Tyler VawserTyler Vawser

Making Powerful Statements

September 05, 2020

I spend more time speaking or presenting in my role at Apptegy than in any past role I’ve had. As a result, I have improved my presentation skills. My practice has come through thousands of interviews, 30+ onboarding classes of new hires, and other meetings and events.

Now, I am working to use my daily speaking opportunities to more intentionally improve in 3 key areas:

1. Structuring Content

Pyramid Principle

The Pyramid Principle is a technique developed by Barbara Minto while at McKinsey. Since then it’s become the defacto way of presenting an idea for every consulting firm. I am practicing it in a basic form: say the answer/conclusion first and then support it (not the other way around).

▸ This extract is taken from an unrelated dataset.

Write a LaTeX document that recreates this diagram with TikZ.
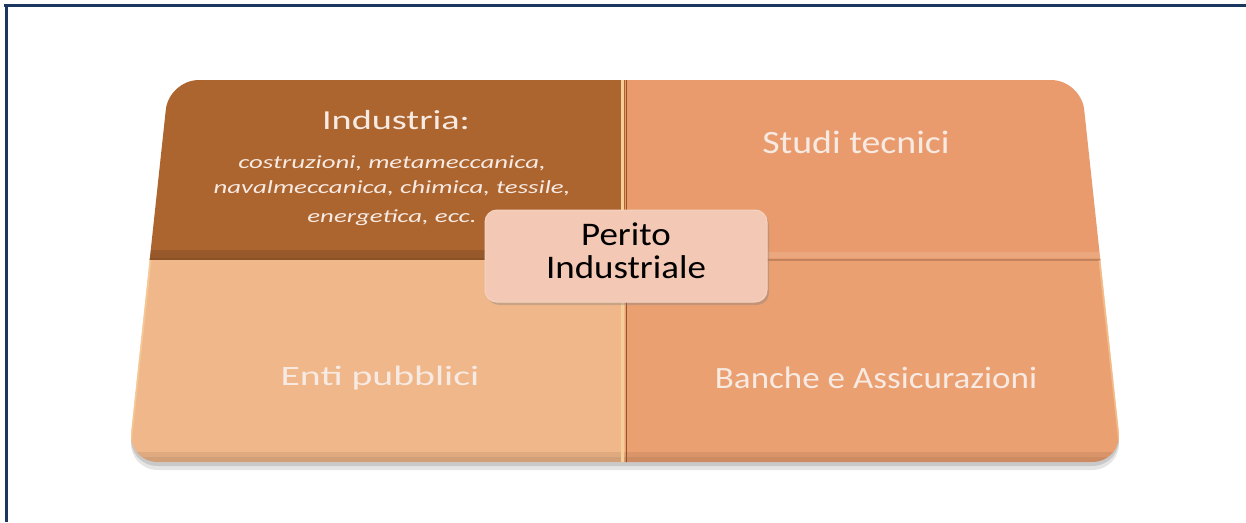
\documentclass[tikz,border=0pt]{standalone}
\usepackage{fontspec}
\usepackage{graphicx}
\setmainfont{Carlito}
\usetikzlibrary{shadows}
\definecolor{frameC}{HTML}{1B365F}
\definecolor{qTL}{HTML}{AD6530}
\definecolor{qTR}{HTML}{E99B6D}
\definecolor{qBL}{HTML}{F0B78A}
\definecolor{qBR}{HTML}{EBA072}
\definecolor{centerC}{HTML}{F3C8B4}
\definecolor{lightT}{HTML}{F7EAE2}
\definecolor{hiC}{HTML}{F8CE98}
\tikzset{
  qtext/.style={text=lightT, inner sep=0pt, align=center},
  ctext/.style={text=black, inner sep=0pt, align=center},
}
\newcommand{\fsz}[2]{\fontsize{#1}{#2}\selectfont}
\begin{document}
\begin{tikzpicture}[x=1pt,y=-1pt]
\fill[white] (0,0) rectangle (1246,522);
\useasboundingbox (0,0) rectangle (1246,522);
% frame (top and left visible)
\fill[frameC] (4,4) rectangle (1246,7);
\fill[frameC] (5,4) rectangle (8,522);
% shadow under the board
\fill[black,opacity=0.10,rounded corners=30] (169,88) -- (1081,88) -- (1122,470) -- (128,470) -- cycle;
\fill[black,opacity=0.12,rounded corners=30] (169,85) -- (1081,85) -- (1122,466) -- (128,466) -- cycle;
% quadrants
\begin{scope}
\clip[rounded corners=30] (169,80) -- (1081,80) -- (1122,462) -- (128,462) -- cycle;
\fill[qTL] (0,0) rectangle (625,260);
\fill[qTR] (625,0) rectangle (1246,260);
\fill[qBL] (0,260) rectangle (625,522);
\fill[qBR] (625,260) rectangle (1246,522);
% bottom rim shading
\fill[black,opacity=0.07] (0,452) rectangle (1246,462);
\fill[black,opacity=0.06] (0,457) rectangle (1246,462);
% dividers
\fill[black,opacity=0.12] (0,250) rectangle (625,258);
\draw[line width=2pt,color=qTL!80!black] (0,259) -- (625,259);
\fill[white,opacity=0.12] (625,252) rectangle (1246,258);
\draw[line width=2.5pt,color=qBR!82!black] (625,260) -- (1246,260);
\draw[line width=3pt,color=hiC] (622,0) -- (622,522);
\draw[line width=1pt,color=qTL!85!black] (626.5,0) -- (626.5,522);
% edge highlights
\draw[line width=3pt,color=hiC,opacity=0.7] (128,462) -- (150,260);
\draw[line width=3pt,color=hiC,opacity=0.6] (1122,462) -- (1100,260);
\end{scope}
% center node
\node[draw=centerC!80!white, line width=1pt, fill=centerC, rounded corners=12,
      minimum width=282pt, minimum height=92pt,
      drop shadow={shadow xshift=2pt, shadow yshift=-3pt, opacity=0.35}] (center) at (626,256) {};
\node[ctext] (centerT) at (626,255.5) {\scalebox{1.12}[1]{\fsz{33}{33}\begin{tabular}{@{}c@{}}Perito\\Industriale\end{tabular}}};
% quadrant texts
\node[qtext] (ind) at (396,120) {\scalebox{1.39}[1]{\fsz{27.5}{30}Industria:}};
\node[qtext] (indsub) at (392,190) {\scalebox{1.45}[1]{\fsz{18.5}{25}\itshape\begin{tabular}{@{}c@{}}costruzioni, metameccanica,\\navalmeccanica, chimica, tessile,\\[4pt]energetica, ecc.\end{tabular}}};
\node[qtext] (studi) at (856,142) {\scalebox{1.16}[1]{\fsz{32.6}{36}Studi tecnici}};
\node[qtext] (enti) at (380,378) {\scalebox{1.42}[1]{\fsz{28}{32}Enti pubblici}};
\node[qtext] (banche) at (876,378) {\scalebox{1.13}[1]{\fsz{31}{34}Banche e Assicurazioni}};
\end{tikzpicture}
\end{document}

By stating the answer first my audience does not need to wonder where I’m going with my thinking and, if they agree at the outset, I may not need to deliver all of my supporting reasoning, logic, or data.

Groups of 2 or 3

I’ve done this naturally over the years, but it was reinforced recently by someone I respect. When delivering information doing so in couplets or groups of three. It forces you to decide what information is most important and makes it easier for your audience to remember. Basic, but important.

2. Speaking Less

Is it worth it?

Effective speaking often includes not speaking. Asking yourself question, “Is it worth it?” is simple, but not easy. It a helpful way to hold back from speaking even when it’s difficult.

Saying thank you

Similar to the point above, saying thank you is a tactic that is simple but not easy. After someone gives a compliment, shares feedback, or gives criticism, I will say “thank you.” It forces me to be more accepting and less defensive.

Gaining confidence with silence

The difference here is focused on comfortability and confidence with silence after making a statement.

Most important for me, is using silence as a tool to let the other person start or keep talking. I count on my fingers (hidden from view on a Zoom call) to practice this. Already I’ve noticed as a result of this that others share more information and ask questions they otherwise would not have. In larger groups, it makes it easier for other to join the conversation.

3. Removing additional words

Trailing words (“so”)

For as long as I can remember, in casual conversations I use the words “so” and “right?” after a monologue or sentence. This may be the hardest area to work on because it’s small, innocent, and, to others, not as noticeable. I’m confident that the other 4 areas of improvement will help me succeed in this area.


It’s easy to add “very” and other adverbs that are intended to emphasize the point. (The most misused form of this is when people say “literally” but mean anything but that.) It is also tempting to say, “I’m 100% confident” vs. “I’m confident.” I am working on being more intentional in my presentation that compensating with additional words.

Qualifying statements (“I think”)

I have struggled with adding “I think” before most statements. Removing these statements adds confidence to both speaker and listener. There may be a risk of appearing over-confident, but it depends largely on the discussion on audience.

I think we should develop a new product to capture market share.


We should develop a new product to capture market share.

When practiced and combined, I expect these improvements to deliver powerful statements in my speech. Powerful because every word is aimed towards the same thing and has earned its place. Statement because it is just as short and as long as it needs to be.